[🐛BUG] mat1 and mat2 shapes cannot be multiplied in SASRecF

Hi,

First of all let me thank you for such a great library. I really like it! But I still have some problem(s):

Describe the bug I tried to train and use some the SASRecF model. Before that, I tried the SASRec on the same data and it worked well, but I want to consider the item's features also.

But when I try to train it, I get an error: RuntimeError: mat1 and mat2 shapes cannot be multiplied (10x640 and 768x64)"

if I remove one feature from the 'selected_features' list it changes a little: RuntimeError: mat1 and mat2 shapes cannot be multiplied (10x576 and 704x64)

i.e. the problematic dimension is reduced by 128 but the error itself is the same.

But if I leave only 1 feature in the 'selected_features' list, it starts to train ok: 'selected_features': ['name'],

My item's features are:

'item': ['vacancy_id', 'name', 'company_id', 'keySkills', 'compensation_from', 'compensation_to', 'area_id', 'area_regionId', 'employment', 'workSchedule', 'workExperience' ]}, 
'selected_features': ['name', 'company_id', 'keySkills', 'compensation_from', 'compensation_to', 'area_id', 'area_regionId', 'employment', 'workSchedule', 'workExperience' ],

and their types are:

"vacancy_id:token", 
"name:token_seq", 
"company_id:token", 
"description:token_seq", 
"keySkills:token_seq",
"compensation_from:float", 
"compensation_to:float", 
"currencyRate:float",
"area_id:token", 
"area_regionId:token", 
"employment:token", 
"workSchedule:token", 
"workExperience:token"

I use run_recbole to train the model: run_recbole(model='SASRecF', dataset=DATASET_NAME, config_dict=parameter_dict) At the same time, some other model(s), such as SASRec, works well.

Am I doing something wrong or is it a bug in the model? What reasons could cause this behavior?

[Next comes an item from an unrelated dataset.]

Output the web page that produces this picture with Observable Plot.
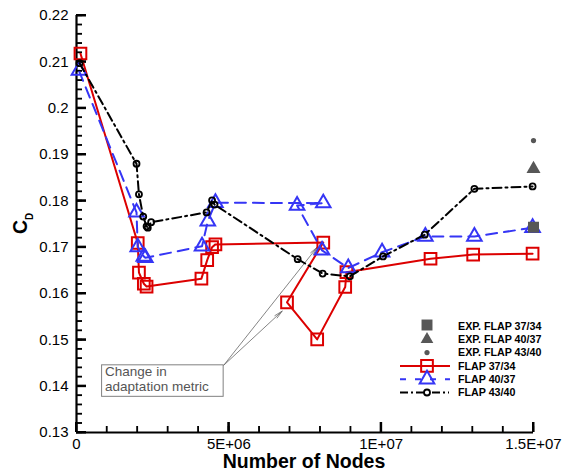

I work with my own dataset, I created the .item and .inter "atomic files" (no .user file because I do not have any info about users - only id's)

I use recbole version 1.2.0 and Linux (Debian), without GPU (I train it on the CPU with 16 cores)

The full text of the error:

{
    "name": "RuntimeError",
    "message": "mat1 and mat2 shapes cannot be multiplied (10x640 and 768x64)",
    "stack": "---------------------------------------------------------------------------
RuntimeError                              Traceback (most recent call last)
Cell In[4], line 1
----> 1 run_recbole(model='SASRecF', dataset=DATASET_NAME, config_dict=parameter_dict)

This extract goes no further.